After encountering wildlife in its natural habitat or conquering the summit of Kilimanjaro, how can one discover the human dimension of Tanzania? There is no better way than to explore, preferably on foot, the foothills of Mount Kilimanjaro.
NATURAL AND CULTURAL TREASURES ON KILIMANJARO FOOTHILLS
Kilimanjaro is known worldwide for its permanent snowcap and a peak accessible to hardy adventurers willing to brave the cold and altitude, but it also hides many natural and cultural treasures. The band situated at 1400 – 2200 meters between the national park forest above and local villages below is a breathtaking landscape of unexpected lushness in sharp contrast to the wide African savanna. A rainforest encircles the mountain’s flanks and provides a diversity of vegetation, creating a complex tableau of rich greens across the slopes.
This area offers outstanding views of Moshi Town off the southern flank, the African savanna to the east and north, and majestic Mount Meru (Tanzania’s second highest mountain) to the west – all spectacular vistas easily enjoyed by the non-mountain climber.
Numerous watercourses on all sides of the freestanding mountain carve dozens of valleys emanating from its flanks. Streams converge to rivers, sometimes spilling over in majestic waterfalls, or splitting into small channels hand-cut and maintained for centuries by local farmers for crop irrigation. Morning mists envelop the rainforest, creating a magical ambiance, and then dissipate as the intense tropical sun breaks through and warms the air. The sun also brings out kids to jump and play in the cool waterholes.
THE CHAGGA LIVING PLACE
The ridges are the scene of local Chagga life on Kilimanjaro, while the deep valleys are crisscrossed by footpaths for people to access the homes, villages and fields that cling to the craggy slopes. Women walk the paths carrying on their heads large loads of sticks for the fire, grass to feed their cattle, or bananas for sale in the market. Children wearing brightly colored uniforms run to school. Around the homes, the younger children play with handmade toys within sight of their mothers or grandmothers. And the men… the men are often found sitting down in deep discussion amongst themselves, using the Chagga language (still widely spoken on the mountain for all local affairs).

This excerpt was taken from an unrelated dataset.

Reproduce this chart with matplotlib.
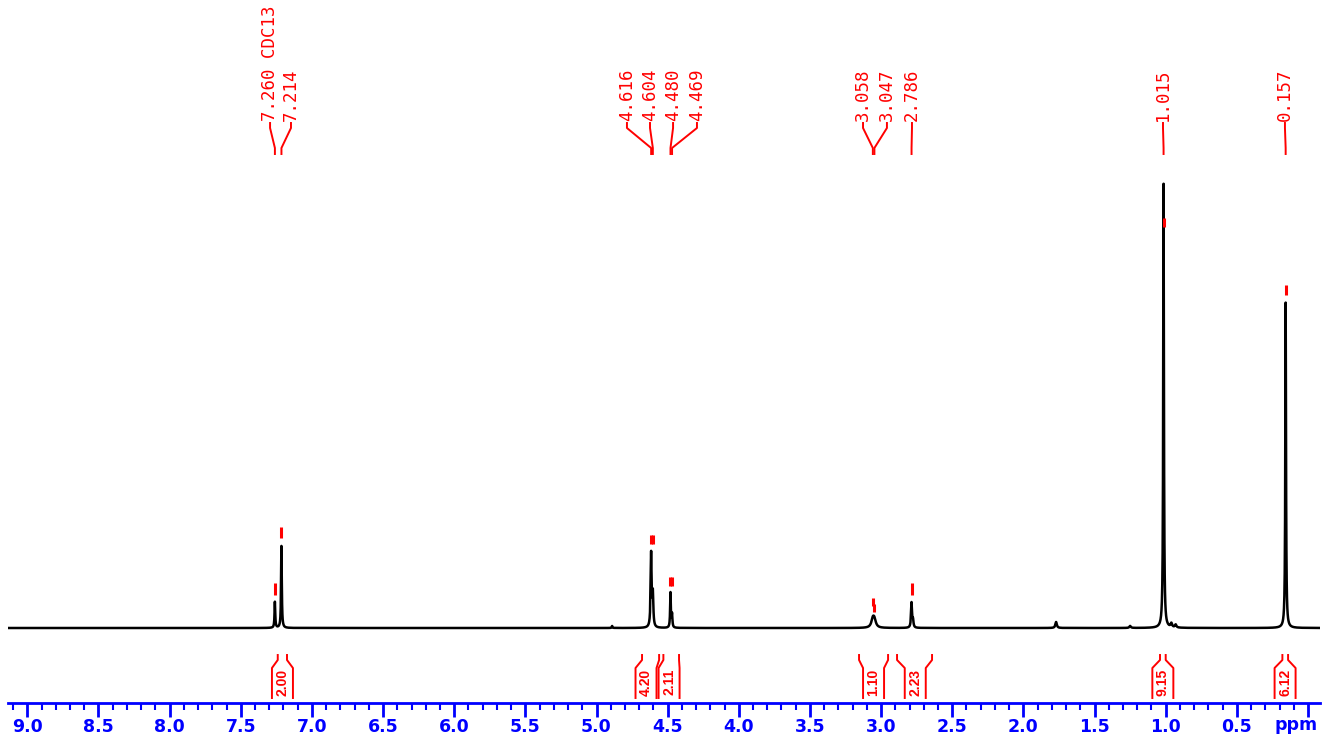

The original Chagga style homes were small huts (mmba in the Chagga language) built high and conical on the east side and low and arched on the west side. They had no walls. The roof was constructed of wooden sticks, with branches from thorny trees and thatch set down directly on the floor. The living space was shared with their domestic animals (goats, cows, etc.).
Today these traditional huts have disappeared as people have moved into rectangular houses (nshelu, mtshalo or mshalo) made with bricks or cinder block, render and paint, with windows and a sheet metal roof. For privacy and security, houses are surrounded by natural hedges. Most houses have two courtyards – one for kids to play in and one at the back for sorting the grain and seeds. Here life continues unabated at a slow pace.